DAZE OF HEAVEN...NOT REALLY: And so it’s Friday the thirteenth, a day wherein I usually feel as if I should have stayed home in bed, largely because today is one of those days, like, April 15th, when I know that the cosmic powers that be are out to make my life miserable. Birthdays are sometimes like that as well, but a miserable birthday applies only to the supposed celebrant—the rest of us can go on as happy as clams, which is the sort of thing you do when you are caught up in the bivalve lifestyle—whereas Friday the 13th and April 15th are all purpose let’s screw them over days that apply to the populace as a whole. Even Groundhog Day can’t equal the annoyance value of the other two dates; if you live in North Dakota, you know you’re in for six more weeks of snow, ice, sleet, and freezing your ass off whether that stupid rodent saw its shadow or not, and if you live in Miami, then you couldn’t care less one way or the other if the oversized rat saw his shadow: you’re basking in the sunshine one way or the other. The good thing about Friday the 13th and April 15th, of course, is that these are the two dates every year where you are not paranoid. The rest of the year people will think you have some sort of weird persecution complex if you spend your time worrying about what was going to go wrong today, but on those two dates, you and me and everyone else knows that your troubles are not psychological: they really are out to get you.

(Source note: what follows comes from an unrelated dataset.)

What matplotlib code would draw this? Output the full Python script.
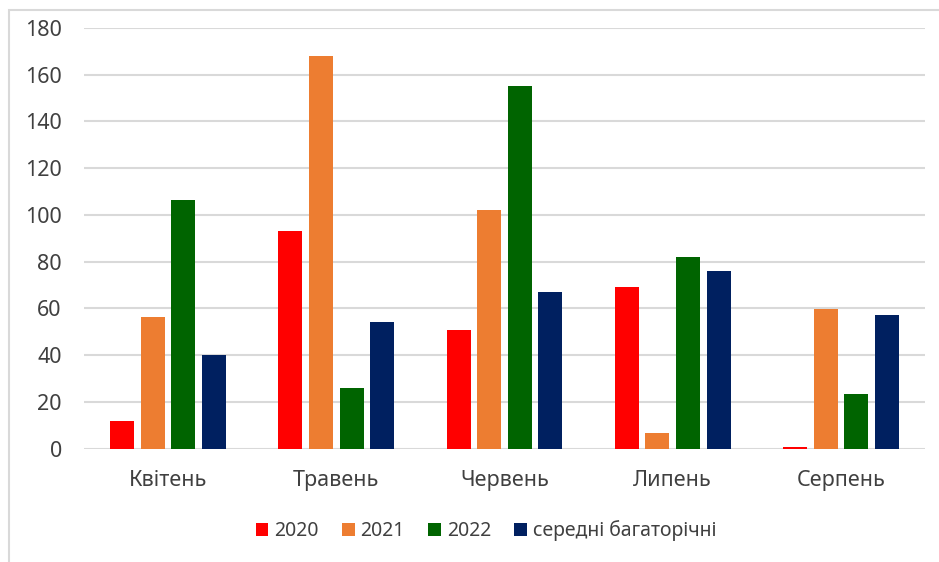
import numpy as np
import matplotlib
matplotlib.use('Agg')
import matplotlib.pyplot as plt
from matplotlib.patches import Rectangle

months = ['Квітень', 'Травень', 'Червень', 'Липень', 'Серпень']
series_names = ['2020', '2021', '2022', 'середні багаторічні']
v2020 = [12, 93, 51, 69, 0.6]
v2021 = [56.3, 168.2, 102, 6.8, 59.7]
v2022 = [106.5, 26, 155, 82, 23.5]
v_avg = [40, 54, 67, 76, 57]
colors = ['#ff0000', '#ed7d31', '#006400', '#002060']

TEXT = '#404040'
GRID = '#d9d9d9'

plt.rcParams['font.family'] = ['Noto Sans', 'DejaVu Sans']

fig = plt.figure(figsize=(9.39, 5.62), dpi=100)
ax = fig.add_axes([84 / 939, 1 - 448.7 / 562, 841 / 939, (448.7 - 28) / 562])

x = np.arange(len(months))
slot = 0.182
width = 0.143
for i, (name, vals) in enumerate(zip(series_names, [v2020, v2021, v2022, v_avg])):
    ax.bar(x + (i - 1.5) * slot, vals, width=width, color=colors[i], label=name, zorder=3)

ax.set_xlim(-0.5, len(months) - 0.5)
ax.set_ylim(0, 180)
ax.set_yticks(range(0, 181, 20))
ax.set_xticks(x)
ax.set_xticklabels(months)
ax.yaxis.grid(True, color=GRID, linewidth=1.5, zorder=0)
ax.set_axisbelow(True)
for s in ax.spines.values():
    s.set_visible(False)
ax.tick_params(axis='both', length=0, colors=TEXT, labelsize=15.5)
ax.tick_params(axis='y', pad=16)
ax.tick_params(axis='x', pad=15)

fig.legend(loc='center', bbox_to_anchor=(486 / 939, 1 - 531 / 562), ncol=4,
           frameon=False, fontsize=14, handlelength=0.65, handleheight=0.65,
           handletextpad=0.3, columnspacing=1.2, labelcolor=TEXT)

fig.patches.append(Rectangle((8.5 / 939, -0.02), 1.0, 1.02 - 10 / 562,
                             transform=fig.transFigure, fill=False,
                             edgecolor=GRID, linewidth=1.5))

fig.savefig('out.png', dpi=100)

In any case (and yes, this is a whiplash of a segue, no two ways about it), I am relieved to hear that the State of Connecticut has decided not to take over the Roman Catholic Church. The state legislature was considering a bill that give financial control of Catholic parishes to the parishioners, leaving the bishops and priests with only an advisory role in how the church’s money was spent. The proposal died a swift and painless death after thousands upon thousands of Catholic voters let their elected representatives know that they would not remain their elected representatives if they passed the bill. Faced with the possibility of standing in the snow at an electoral Canossa, the state legislature did what any group of high-minded statesmen intent on serving the commonweal would do in such a situation: they caved in. In fact, the Connecticut state legislature caved in so quickly and so well that they’re thinking of doing an instructional video to show out of state legislators the up to date way to cave in. I’m glad they did cave, although I must admit that the idea of a state takeover of the Church intrigues me. Would such a takeover mean that if the Connecticut state troopers catch me speeding on I-84, and they will someday, I could forego paying the fine and getting the points on my license and just say three Our Fathers and a Hail Mary instead?